On February 26, 2021, Netflix ordered a 90-minute film project titled Wu Assassins: Fistful of Vengeance. It serves as a follow-up to the first season. Living Films was involved in the production of the film. Roel Reiné directed the film, with Cameron Litvack, Jessica Chou and Yalun Tu credited for the screenplay. After the film announcement, it was confirmed that Iko Uwais, Lewis Tan, Lawrence Kao and Juju Chan would reprise their respective roles (Kai, Lu Xin, Tommy and Zan) in Wu Assassins: Fistful of Vengeance. Additionally, it was confirmed that Pearl Thusi, Francesca Corney, Jason Tobin, Rhatha Phongam and Simon Kuke were cast in the film. Filming for Wu Assassins: Fistful of Vengeance took place in Thailand in early 2021. The film was released on February 17, 2022.

== Release ==
On July 23, 2019, the official trailer for the series was released.

== Critical reception ==
The review aggregator Rotten Tomatoes reported the first season had 83% approval rating based on 23 reviews, with an average rating of 6.79/10. The critical consensus reads "Though its story at times leaves something to be desired, Wu Assassinss exceptional choreography and bold aesthetic makes it an action packed delight."

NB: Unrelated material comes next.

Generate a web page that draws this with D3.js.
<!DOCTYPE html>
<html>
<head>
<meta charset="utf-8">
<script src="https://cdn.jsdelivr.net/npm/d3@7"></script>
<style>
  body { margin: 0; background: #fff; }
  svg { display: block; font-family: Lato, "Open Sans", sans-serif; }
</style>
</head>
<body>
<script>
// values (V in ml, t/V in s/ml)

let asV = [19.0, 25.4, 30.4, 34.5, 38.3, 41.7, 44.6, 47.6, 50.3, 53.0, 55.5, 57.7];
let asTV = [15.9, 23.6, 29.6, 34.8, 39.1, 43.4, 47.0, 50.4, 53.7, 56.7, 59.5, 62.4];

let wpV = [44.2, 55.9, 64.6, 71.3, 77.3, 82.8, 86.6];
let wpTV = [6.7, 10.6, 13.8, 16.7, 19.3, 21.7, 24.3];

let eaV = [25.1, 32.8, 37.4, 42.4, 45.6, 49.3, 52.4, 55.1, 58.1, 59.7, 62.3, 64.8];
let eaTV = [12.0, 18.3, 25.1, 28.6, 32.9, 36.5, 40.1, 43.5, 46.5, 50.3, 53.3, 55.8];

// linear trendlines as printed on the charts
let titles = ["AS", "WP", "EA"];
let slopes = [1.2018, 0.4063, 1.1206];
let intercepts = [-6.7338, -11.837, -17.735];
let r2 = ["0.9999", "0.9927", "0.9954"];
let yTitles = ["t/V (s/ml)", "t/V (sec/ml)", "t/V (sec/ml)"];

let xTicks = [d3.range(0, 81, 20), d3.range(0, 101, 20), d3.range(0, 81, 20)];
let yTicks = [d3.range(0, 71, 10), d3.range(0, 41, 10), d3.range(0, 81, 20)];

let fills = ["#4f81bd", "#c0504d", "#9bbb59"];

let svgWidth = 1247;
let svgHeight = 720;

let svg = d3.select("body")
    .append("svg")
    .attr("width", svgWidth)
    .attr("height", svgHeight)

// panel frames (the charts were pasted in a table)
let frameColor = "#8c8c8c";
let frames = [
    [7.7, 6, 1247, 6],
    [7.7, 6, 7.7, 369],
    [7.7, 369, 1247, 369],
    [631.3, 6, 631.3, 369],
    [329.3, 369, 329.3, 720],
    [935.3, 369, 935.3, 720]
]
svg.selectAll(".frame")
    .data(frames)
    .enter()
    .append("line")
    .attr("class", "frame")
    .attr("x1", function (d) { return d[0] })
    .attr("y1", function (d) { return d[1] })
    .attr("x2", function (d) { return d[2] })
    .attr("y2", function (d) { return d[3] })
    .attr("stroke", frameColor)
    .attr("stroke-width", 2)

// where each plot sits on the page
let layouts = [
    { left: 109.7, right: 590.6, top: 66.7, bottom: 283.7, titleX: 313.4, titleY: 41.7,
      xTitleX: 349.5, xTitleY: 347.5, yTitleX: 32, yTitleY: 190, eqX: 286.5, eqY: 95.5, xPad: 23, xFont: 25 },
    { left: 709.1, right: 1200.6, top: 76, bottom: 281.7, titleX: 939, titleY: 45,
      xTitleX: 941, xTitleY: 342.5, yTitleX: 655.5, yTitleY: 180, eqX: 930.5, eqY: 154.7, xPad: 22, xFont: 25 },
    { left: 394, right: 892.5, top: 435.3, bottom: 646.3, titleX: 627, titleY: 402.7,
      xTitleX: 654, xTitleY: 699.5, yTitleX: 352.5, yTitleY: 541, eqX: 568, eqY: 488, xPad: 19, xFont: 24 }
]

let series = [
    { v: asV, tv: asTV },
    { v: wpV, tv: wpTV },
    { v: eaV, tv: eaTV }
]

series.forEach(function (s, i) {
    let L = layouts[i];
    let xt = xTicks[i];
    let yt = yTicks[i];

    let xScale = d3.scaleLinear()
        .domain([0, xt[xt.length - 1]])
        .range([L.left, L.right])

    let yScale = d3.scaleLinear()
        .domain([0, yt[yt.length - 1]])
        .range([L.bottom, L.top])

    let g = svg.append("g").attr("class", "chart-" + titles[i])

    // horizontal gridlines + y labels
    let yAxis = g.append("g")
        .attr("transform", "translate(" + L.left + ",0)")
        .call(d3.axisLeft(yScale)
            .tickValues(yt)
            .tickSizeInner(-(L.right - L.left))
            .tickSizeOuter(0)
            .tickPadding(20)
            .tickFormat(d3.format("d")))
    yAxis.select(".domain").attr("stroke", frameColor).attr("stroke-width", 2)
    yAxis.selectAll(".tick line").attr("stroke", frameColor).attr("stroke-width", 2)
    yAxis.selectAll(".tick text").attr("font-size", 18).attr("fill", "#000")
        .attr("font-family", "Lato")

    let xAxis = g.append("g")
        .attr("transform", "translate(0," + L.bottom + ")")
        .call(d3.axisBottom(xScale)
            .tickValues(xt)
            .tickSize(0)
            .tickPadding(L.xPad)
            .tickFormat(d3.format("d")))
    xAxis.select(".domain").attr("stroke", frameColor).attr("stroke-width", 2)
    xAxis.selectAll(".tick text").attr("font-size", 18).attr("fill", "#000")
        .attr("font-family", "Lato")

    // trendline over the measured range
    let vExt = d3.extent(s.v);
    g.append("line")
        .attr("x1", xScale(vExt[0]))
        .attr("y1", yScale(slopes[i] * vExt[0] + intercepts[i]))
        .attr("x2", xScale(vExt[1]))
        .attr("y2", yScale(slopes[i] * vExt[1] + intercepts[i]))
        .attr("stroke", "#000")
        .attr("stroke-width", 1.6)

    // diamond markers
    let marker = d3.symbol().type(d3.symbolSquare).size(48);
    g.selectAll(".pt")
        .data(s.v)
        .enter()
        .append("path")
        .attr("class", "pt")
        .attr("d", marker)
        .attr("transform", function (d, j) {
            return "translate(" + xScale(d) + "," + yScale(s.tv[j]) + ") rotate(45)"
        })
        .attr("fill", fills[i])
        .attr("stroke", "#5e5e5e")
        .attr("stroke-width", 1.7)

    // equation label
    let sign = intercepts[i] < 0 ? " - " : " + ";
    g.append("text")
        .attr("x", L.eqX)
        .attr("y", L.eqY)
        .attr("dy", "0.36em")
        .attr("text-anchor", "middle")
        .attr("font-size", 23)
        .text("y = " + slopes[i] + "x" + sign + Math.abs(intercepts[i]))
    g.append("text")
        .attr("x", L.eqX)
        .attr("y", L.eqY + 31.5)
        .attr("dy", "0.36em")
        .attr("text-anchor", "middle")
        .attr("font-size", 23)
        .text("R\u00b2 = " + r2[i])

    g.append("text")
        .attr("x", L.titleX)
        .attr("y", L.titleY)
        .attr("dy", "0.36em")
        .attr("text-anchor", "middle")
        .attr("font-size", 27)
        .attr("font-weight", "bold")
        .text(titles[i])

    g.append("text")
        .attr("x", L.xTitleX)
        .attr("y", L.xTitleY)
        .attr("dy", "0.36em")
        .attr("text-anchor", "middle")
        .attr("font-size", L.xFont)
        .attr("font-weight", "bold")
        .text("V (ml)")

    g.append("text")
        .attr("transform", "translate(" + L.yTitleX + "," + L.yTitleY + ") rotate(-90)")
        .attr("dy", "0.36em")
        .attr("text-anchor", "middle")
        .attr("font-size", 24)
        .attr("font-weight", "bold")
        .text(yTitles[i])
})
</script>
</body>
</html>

Nick Allen for RogerEbert.com previewed the first three episodes and gave a positive review. Allen wrote: "[Wu Assassins] harnesses Uwais' energy as both a fighter and an actor in an exciting fashion, and creates a giddy opportunity for martial arts awesomeness to flourish."

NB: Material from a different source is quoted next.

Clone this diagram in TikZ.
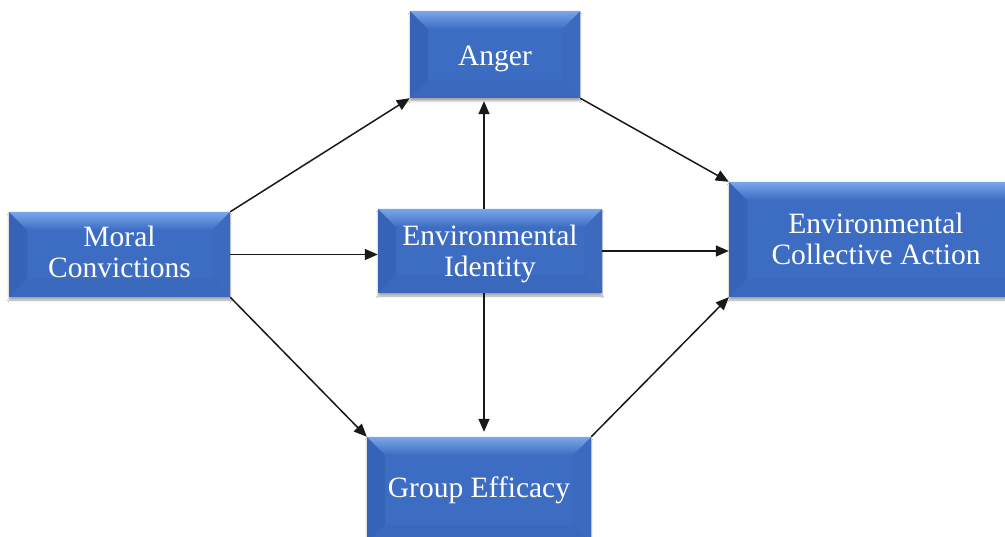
\documentclass[tikz,border=0pt]{standalone}
\usepackage{fontspec}
\setmainfont{Liberation Serif}
\usetikzlibrary{arrows.meta,shadows.blur}
\definecolor{boxbase}{HTML}{3D6DC3}
\definecolor{boxtop}{HTML}{7AA6EA}
\definecolor{boxleft}{HTML}{3563B6}
\definecolor{boxright}{HTML}{3B6ABF}
\definecolor{boxbottom}{HTML}{3A68BC}
\newcommand\boxtext[2]{\raisebox{#1}[\height][\depth]{\begin{tabular}{@{}c@{}}#2\end{tabular}}}
\tikzset{
  box/.style={fill=boxbase, draw=none, text=white, inner sep=0pt,
    font=\fontsize{29.5}{31}\selectfont,
    blur shadow={shadow xshift=0pt, shadow yshift=-3pt, shadow blur steps=6, shadow opacity=35},
    path picture={
      \fill[boxleft] (path picture bounding box.north west) -- ([xshift=18pt,yshift=-18pt]path picture bounding box.north west) -- ([xshift=18pt,yshift=18pt]path picture bounding box.south west) -- (path picture bounding box.south west) -- cycle;
      \fill[boxright] (path picture bounding box.north east) -- ([xshift=-18pt,yshift=-18pt]path picture bounding box.north east) -- ([xshift=-18pt,yshift=18pt]path picture bounding box.south east) -- (path picture bounding box.south east) -- cycle;
      \fill[boxbottom] (path picture bounding box.south west) -- ([xshift=18pt,yshift=18pt]path picture bounding box.south west) -- ([xshift=-18pt,yshift=18pt]path picture bounding box.south east) -- (path picture bounding box.south east) -- cycle;
      \shade[top color=boxtop, bottom color=boxbase] (path picture bounding box.north west) -- (path picture bounding box.north east) -- ([xshift=-18pt,yshift=-18pt]path picture bounding box.north east) -- ([xshift=18pt,yshift=-18pt]path picture bounding box.north west) -- cycle;
    }},
  arr/.style={draw=black!90, line width=1.5pt, -{Triangle[length=13pt,width=11pt]}}
}
\begin{document}
\begin{tikzpicture}[x=1pt,y=-1pt]
\useasboundingbox (0,0) rectangle (1005,537);
\fill[white] (0,0) rectangle (1005,537);
\clip (0,0) rectangle (1005,537);
\node[box, minimum width=170pt, minimum height=87pt] (an) at (495,54.5) {\boxtext{-5pt}{Anger}};
\node[box, minimum width=221pt, minimum height=85pt] (mc) at (119.5,254.5) {\boxtext{-1pt}{Moral\\Convictions}};
\node[box, minimum width=224pt, minimum height=84pt] (ei) at (490,251) {\boxtext{-4pt}{Environmental\\Identity}};
\node[box, minimum width=224pt, minimum height=106pt] (gr) at (479,490) {\boxtext{-1pt}{Group Efficacy}};
\node[box, minimum width=294pt, minimum height=115pt] (eca) at (876,239.5) {\boxtext{-3pt}{Environmental\\Collective Action}};
\draw[arr] (mc.north east) -- (an.south west);
\draw[arr] (mc.east) -- (mc.east -| ei.west);
\draw[arr] (mc.south east) -- (gr.north west);
\draw[arr] (an.south east) -- (eca.north west);
\draw[arr] (ei.east) -- (ei.east -| eca.west);
\draw[arr] (gr.north east) -- (eca.south west);
\draw[arr, shorten >=3pt] ([xshift=-6pt]ei.north) -- ([xshift=-6pt]ei.north |- an.south);
\draw[arr, shorten >=5pt] ([xshift=-6pt]ei.south) -- ([xshift=-6pt]ei.south |- gr.north);
\end{tikzpicture}
\end{document}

Stephen Harber from Den of Geek wrote: "I think this show has potential. I like the cast. I like the premise. I like the Shaw Brothers vibes and that faint odor of tokusatsu I'm picking up on, too." He suggests the show is a "guilty pleasure" but is concerned about the B-stories and side characters, which he says feels padded out.
Isaac Feldberg of The Boston Globe says the show "isn't reinventing the wheel. But it does effectively showcase lead Iko Uwais" and praises the fight sequences, "brawls so carefully choreographed they play like bone-crunching ballets — "Wu" coasts on the same, all-important rule of cool every Hollywood action franchise [...] seems to have forgotten."